In spite of all the ways that a photograph can misrepresent reality, the photographic medium has always possessed incredible power to generate belief, immediacy, and visceral impact in the viewer.
Twenty-odd years ago, when digital photography first burst into public consciousness with National Geographic’s thoughtless moving of pyramids, people said that the day was coming when photography would lose its veracity. At the beginning of the ‘90s, Photoshop brought the means to manipulate photographs to the desktop; many declared documentary photography dead and made preparations for the funeral.

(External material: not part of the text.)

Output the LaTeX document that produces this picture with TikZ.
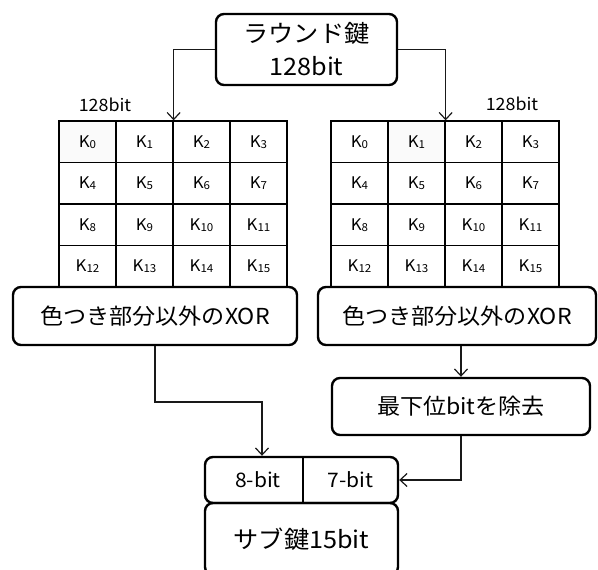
\documentclass[tikz,border=0pt]{standalone}
\usepackage{fontspec}
\setmainfont[FakeStretch=1.05]{Noto Sans CJK JP}
\usetikzlibrary{arrows.meta,calc}
\newcommand\kk[1]{K\raisebox{-1pt}{\fontsize{11}{11}\selectfont #1}}
\tikzset{
  box/.style={draw, line width=2.4pt, rounded corners=8pt, inner sep=0pt, align=center},
  cell/.style={draw, line width=1.3pt, minimum width=57pt, minimum height=41.5pt, inner sep=0pt, font=\fontsize{16}{16}\selectfont},
  conn/.style={line width=1.3pt, draw=black!90, -{Straight Barb[length=7pt,width=13pt,line width=1.2pt]}},
  bigtxt/.style={font=\fontsize{22}{33}\selectfont},
  hugetxt/.style={font=\fontsize{24}{33}\selectfont},
  smalltxt/.style={font=\fontsize{17}{17}\selectfont}
}
\begin{document}
\begin{tikzpicture}[x=1pt,y=-1pt]
\useasboundingbox (0,0) rectangle (598,570);
\clip (0,0) rectangle (598,570);
% top box
\node[box, hugetxt, minimum width=181pt, minimum height=71pt] (top) at (306.5,49.5) {ラウンド鍵\\128bit};
% grids
\foreach \r in {0,...,3} {
  \foreach \c in {0,...,3} {
    \pgfmathtruncatemacro\n{4*\r+\c}
    \ifnum\n=0 \def\cfl{black!2}\else\def\cfl{white}\fi
    \ifnum\n=1 \def\cfr{black!2}\else\def\cfr{white}\fi
    \node[cell, fill=\cfl] (L\n) at ({59+57*\c+28.5},{121+41.5*\r+20.75}) {\kk{\n}};
    \node[cell, fill=\cfr] (R\n) at ({331+57*\c+28.5},{121+41.5*\r+20.75}) {\kk{\n}};
  }
}
\node[smalltxt] (lbL) at (105,105) {128bit};
\node[smalltxt] (lbR) at (512,104) {128bit};
% XOR boxes
\node[box, bigtxt, fill=white, minimum width=284pt, minimum height=58pt] (xorL) at (155,316) {色つき部分以外のXOR};
\node[box, bigtxt, fill=white, minimum width=278pt, minimum height=58pt] (xorR) at (457,316) {色つき部分以外のXOR};
% drop LSB box
\node[box, bigtxt, minimum width=258pt, minimum height=57pt] (drop) at (461,406.5) {最下位bitを除去};
% bits box
\node[box, minimum width=193pt, minimum height=46pt] (bits) at (301.5,480) {};
\node[font=\fontsize{20}{20}\selectfont, minimum width=98pt, minimum height=46pt, inner sep=0pt] (b8) at (258,480) {8-bit};
\node[font=\fontsize{20}{20}\selectfont, minimum width=95pt, minimum height=46pt, inner sep=0pt] (b7) at (350.5,480) {7-bit};
\draw[line width=1.3pt] (303,457) -- (303,503);
% sub key box
\node[box, hugetxt, minimum width=193pt, minimum height=72pt] (sub) at (301.5,539) {サブ鍵15bit};
% connectors
\draw[conn] (top.west) -| (L1.north east);
\draw[conn] (top.east) -| (R1.north east);
\coordinate (j1) at (262,402);
\draw[conn] (xorL.south) |- (j1) -- (j1 |- bits.north);
\draw[conn] (drop.north |- xorR.south) -- (drop.north);
\draw[conn] (drop.south) |- (bits.east);
\end{tikzpicture}
\end{document}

The world has just witnessed a sad and terrible event that makes an effective argument that photographs (including motion video, in this case) as documents of the truth continue to convince, and do so with great power and emotional impact. The Iraq prisoner abuse scandal had apparently been percolating through the US military bureaucracy for several months with deliberate speed. The investigators and their superiors in our government must have known that leaks were inevitable, but they appeared completely unprepared for the firestorm of outrage that greeted the leaks. That’s because the information appeared in the form of photographs. Text, or even video interviews with witnesses would not have had anywhere near the perceived veracity and go-for-the-gut impact.
How can it be that, in an era when photographs can be composited, selectively erased, distorted, and otherwise modified with unprecedented ease and verisimilitude, that they retain their ability to convince? One factor is the democratization of photography that started with George Eastman and has continued with dizzying speed to include tiny auto-everything PHD (push here, dummy) still and video cameras and even cameras in cell phones. Another reason is the rise of nearly-ubiquitous, rapid digital communications and the integration of communications systems with photographic ones. The prisoner-abuse photos spread speedily over the world, mostly as email attachments, and, later, images on web sites and in the commercial media. The combination of a large number of sources for the images and their immediate dissemination reduced the probability of massive photographic manipulation to near-zero.
We photographers continue to wield a powerful tool. We should take care not to abuse that power.